In conclusion, this Court is of the opinion that (A) the Wright plaintiffs lack standing to assert their claims; (B) the action of the Wright plaintiffs is barred by the doctrine of nonreviewability; and (C) recent Congressional action suggests that this Court should not fashion a remedy for the Wright plaintiffs. Accordingly, the plaintiffs involved in the "Wright component" of the litigation are dismissed and judgment will be entered in favor of the defendants.


[1] This dismissal does not affect the status of the "Green component" of the case (formerly C.A. 69-1355, consolidated with Wright on August 5, 1977). Though the cases are technically consolidated, the "jurisdictional" arguments which justify dismissal in Wright are irrelevant to the remaining issue in Green. This is true for two reasons. First, Judge Waddy explicitly denied the Green Motion to Dismiss on May 25, 1977 (before the cases were consolidated) rejecting, among other issues, the "jurisdictional" arguments. Second, on June 30, 1971, a three judge court enjoined the IRS from granting final exemption rulings to Mississippi schools until it supplemented the steps it had previously taken. Green v. Connally, 330 F. Supp. 1150 (D.D.C.1971). In issuing the injunction, the Court affirmed the standing of the Green plaintiffs to assert their claims, noting that: "... They have standing to attack the constitutionality of statutory provisions which they claim provide an unconstitutional system of benefits and matching grants that fosters and supports a system of segregated private schools..." On March 9, 1979 it was ordered that the remaining issue in Green be limited to whether or not defendants have complied with the injunction issued in 1971 by the three judge court.

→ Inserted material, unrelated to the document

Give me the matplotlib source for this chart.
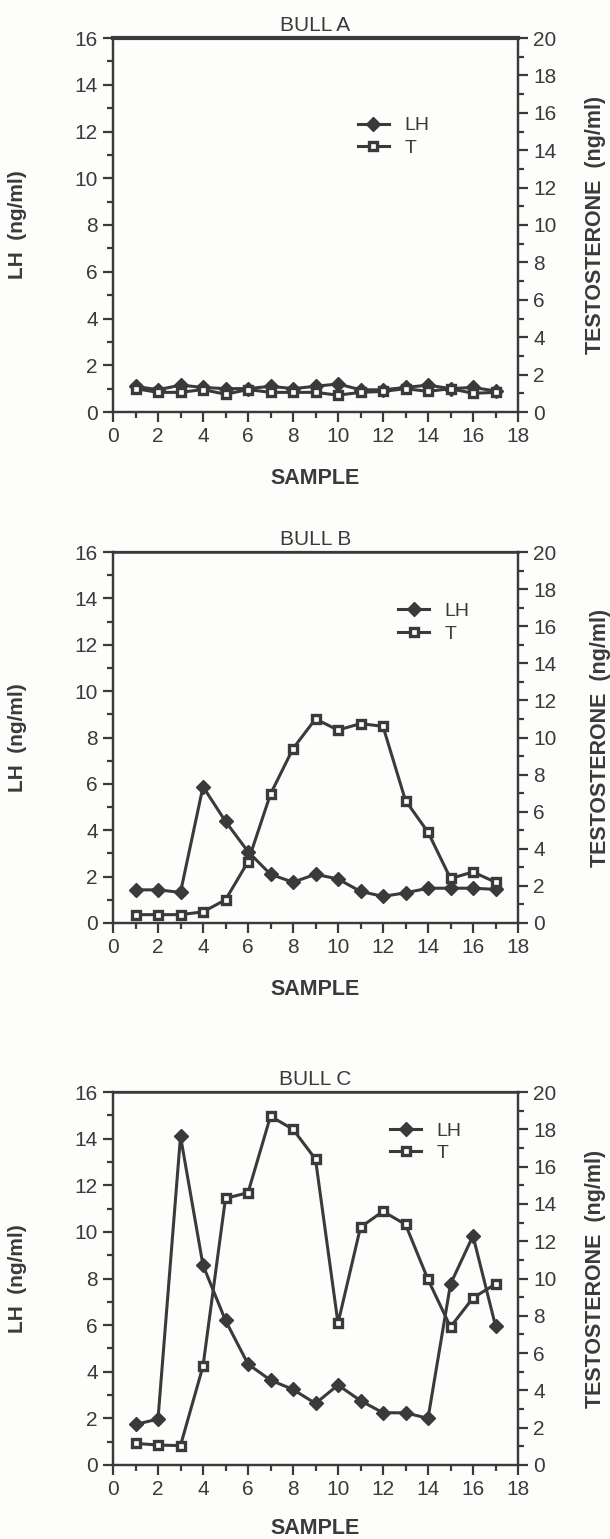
import numpy as np
import matplotlib.pyplot as plt
from matplotlib.ticker import MultipleLocator

plt.rcParams['font.family'] = ['Liberation Sans', 'DejaVu Sans']

samples = np.arange(1, 18)

lh_a = [1.1, 0.95, 1.15, 1.05, 1.0, 1.0, 1.1, 1.0, 1.1, 1.2, 0.95, 0.95, 1.05, 1.15, 1.0, 1.05, 0.9]
t_a = [1.25, 1.05, 1.05, 1.2, 0.95, 1.2, 1.05, 1.05, 1.05, 0.9, 1.05, 1.1, 1.25, 1.1, 1.25, 1.0, 1.05]

lh_b = [1.43, 1.43, 1.32, 5.88, 4.38, 3.08, 2.1, 1.76, 2.1, 1.9, 1.36, 1.15, 1.3, 1.5, 1.5, 1.5, 1.45]
t_b = [0.45, 0.45, 0.45, 0.6, 1.25, 3.3, 6.95, 9.4, 11.0, 10.4, 10.75, 10.6, 6.6, 4.9, 2.4, 2.75, 2.2]

lh_c = [1.74, 1.97, 14.1, 8.57, 6.2, 4.33, 3.64, 3.24, 2.64, 3.43, 2.76, 2.24, 2.24, 2.0, 7.76, 9.83, 5.97]
t_c = [1.16, 1.07, 1.04, 5.3, 14.3, 14.6, 18.7, 18.0, 16.4, 7.6, 12.75, 13.6, 12.9, 9.95, 7.4, 8.96, 9.7]

titles = ['BULL A', 'BULL B', 'BULL C']
lh_all = [lh_a, lh_b, lh_c]
t_all = [t_a, t_b, t_c]

ink = '#3a3a3a'
W, H = 610, 1539
# axes boxes in pixels: left, top, right, bottom
boxes = [(113, 38, 518, 412), (113, 552, 518, 923), (113, 1092, 518, 1465)]
legend_pos = [(0.585, 0.81), (0.685, 0.885), (0.665, 0.94)]
xlabel_y = [-0.15, -0.15, -0.142]
ylabel_r = [1.165, 1.178, 1.165]

fig = plt.figure(figsize=(W / 100, H / 100), dpi=100, facecolor='#fdfdfb')

for i in range(3):
    l, t, r, b = boxes[i]
    ax = fig.add_axes([l / W, 1 - b / H, (r - l) / W, (b - t) / H])
    ax.set_facecolor('none')
    ax2 = ax.twinx()

    ax.plot(samples, lh_all[i], color=ink, lw=2.2, marker='D', ms=7.5,
            mfc=ink, mec=ink, label='LH', zorder=3)
    ax2.plot(samples, t_all[i], color=ink, lw=2.2, marker='s', ms=5.5,
             mfc='white', mec=ink, mew=2.4, label='T', zorder=3)

    ax.set_xlim(0, 18)
    ax.set_ylim(0, 16)
    ax2.set_ylim(0, 20)
    ax.xaxis.set_major_locator(MultipleLocator(2))
    ax.xaxis.set_minor_locator(MultipleLocator(1))
    ax.yaxis.set_major_locator(MultipleLocator(2))
    ax.yaxis.set_minor_locator(MultipleLocator(1))
    ax2.yaxis.set_major_locator(MultipleLocator(2))
    ax2.yaxis.set_minor_locator(MultipleLocator(1))

    for a in (ax, ax2):
        for s in a.spines.values():
            s.set_color(ink)
            s.set_linewidth(1.6)
        a.tick_params(which='major', direction='out', length=7, width=1.6,
                      color=ink, labelcolor=ink, labelsize=15, pad=4)
        a.tick_params(which='minor', direction='out', length=4, width=1.6, color=ink)
    ax2.spines['top'].set_linewidth(3 if i == 0 else 1.8)

    ax.set_xlabel('SAMPLE', fontsize=15.5, fontweight='bold', color=ink)
    ax.xaxis.set_label_coords(0.5, xlabel_y[i])
    ax.set_ylabel('LH  (ng/ml)', fontsize=15, fontweight='bold', color=ink)
    ax.yaxis.set_label_coords(-0.212, 0.5)
    ax2.set_ylabel('TESTOSTERONE  (ng/ml)', fontsize=15.5, fontweight='bold', color=ink)
    ax2.yaxis.set_label_coords(ylabel_r[i], 0.5)
    ax.set_title(titles[i], fontsize=15, color=ink, pad=5)

    h1, l1 = ax.get_legend_handles_labels()
    h2, l2 = ax2.get_legend_handles_labels()
    leg = ax2.legend(h1 + h2, l1 + l2, loc='upper left', bbox_to_anchor=legend_pos[i],
                     frameon=False, fontsize=14, handlelength=1.6, handletextpad=0.8,
                     labelspacing=0.25, borderaxespad=0)
    for txt in leg.get_texts():
        txt.set_color(ink)

fig.savefig('out.png', dpi=100, facecolor=fig.get_facecolor())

[2] The complaint names only the Secretary of the Treasury and the Commissioner of Internal Revenue as defendants. However, the complaint cites a number of schools as "examples" of unconstitutional IRS regulation and enforcement policy. "Private schools which are the subject of this complaint are those schools which have insubstantial or nonexistent minority enrollments and which are located in or serve desegregating public school districts." Complaint, ¶ 23. The complaint names a number of these "target schools": Harding Academy, Southern Baptist Schools of Whitehaven, and Briarcrest Baptist School System, Memphis, Tennessee; Montgomery Academy and St. James Parish School, Montgomery, Alabama; Prince Edward Academy, Prince Edward County, Virginia; Camelot Parochial School, Cairo, Illinois; Sea Pines Academy, Beaufort County, South Carolina; Bowman Academy and Holly Hill Academy, Orangeburg, South Carolina; River Oaks School, Monroe, Louisiana; Tallulah Academy and Delta Christian Academy, Madison Parish, Louisiana; Natchitoches Academy, Natchitoches Parish, Louisiana; Hyde Park Academy, South Boston Heights Academy, and Parkway Academy, Boston, Massachusetts.

The complaint is also designed to include "thousands of other racially segregated independent private schools which operate in or serve desegregated public school districts and which have received, applied for, or will apply for, federal tax exemption." Complaint, ¶ 19. Furthermore, plaintiffs argue that "it has been estimated that there are more than 3500 racially segregated private academies operating in the country having a total enrollment of more than 750,000 children." Plaintiffs' Motion for Class Certification at 2.

[3] In summary, the Rev.Proc. requires exempt private schools to meet the following requirements:

(1) The schools must formally state their nondiscriminatory policy in their organizational charter or similar instrument (Rev.Proc. 75-50, Sec. 4.01).

(2) The schools must set forth that policy in all brochures, advertisements, catalogues, fund solicitations and similar publications (Sec. 4.03);

(3) The schools must either effectively publish that policy under specified, detailed guidelines in newspapers (Sec. 4.03-1(a)), or broadcast media (Sec. 4.03-1(b)); or, in the alternative, they must be able to demonstrate that they in fact have a significant minority enrollment or have meaningfully sought to recruit such an enrollment (Sec. 4.03-2);

(4) The schools must have a nondiscriminatory policy with respect to faculty, school programs, and tuition and scholarship practices (Secs. 4.04, 4.05);

(5) They must certify all of the above under penalty of perjury (Sec. 4.06);

(6) The schools must provide specified information to defendants regarding the racial composition of their faculty and staff, the nondiscriminatory character of their tuition and scholarship policies, and the policies regarding race discrimination held by their incorporators, founders, board, and donors (Secs. 5.01-1 through 5.01-4; see also Secs. 4.07, 4.08); and

(7) The schools must keep records for three year periods from the year of compilation regarding racial composition of faculty and students, nondiscrimination in scholarship and tuition, and as well as retaining copies of all brochures, catalogues, and the like (Sec. 7).

[4] See p. 8, supra, for a more thorough discussion of the considerable IRS regulatory and, enforcement activities.

[5] See p. 8, supra, for a discussion of appropriate regulatory history.